The title, “Playoff game snack gorging linked to rise in mouth burns”, sounds like there was a study done to suggest this. Maybe two groups of volunteers, one ate vinegar chips every day for a week, the other didn’t, and the first group got mouth burns. A simple experiment that a child could have done for a school science fair.
But once you start reading, it quickly becomes anecdotal, and then descends from there to guesses.
”A Montreal dentist says…”
”We’ve had a couple of cases…”
”...patient really didn’t know what caused it”
”...perhaps the potato chips…”
Yeah. If there were science tabloids this would be on the cover. I’m not saying that there is no way that this could be true. Sure, it’s possible the chips are related to mouth burns. It’s also possible that the celebrities on the covers of the checkout counter magazines are really pregnant and depressed, but it isn’t actual news until their publicist confirms it.

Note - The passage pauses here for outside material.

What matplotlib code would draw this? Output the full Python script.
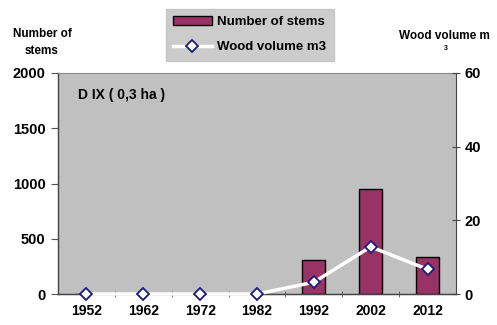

With the chips it isn’t actual news until there has been some sort of controlled study. Then we can worry about the chips and about our favourite depressed or pregnant celebrities.
May be the child who was eating the vinegar chips had his hands dirty? Or alternatively, to clean his hands off the salt on the chips, he was touching his trousers, or the couch, which was dirty. Or may be it was the bag which contained the chips that was dirty. Sounds like they need to do a lot of experiments to address all these hypotheses.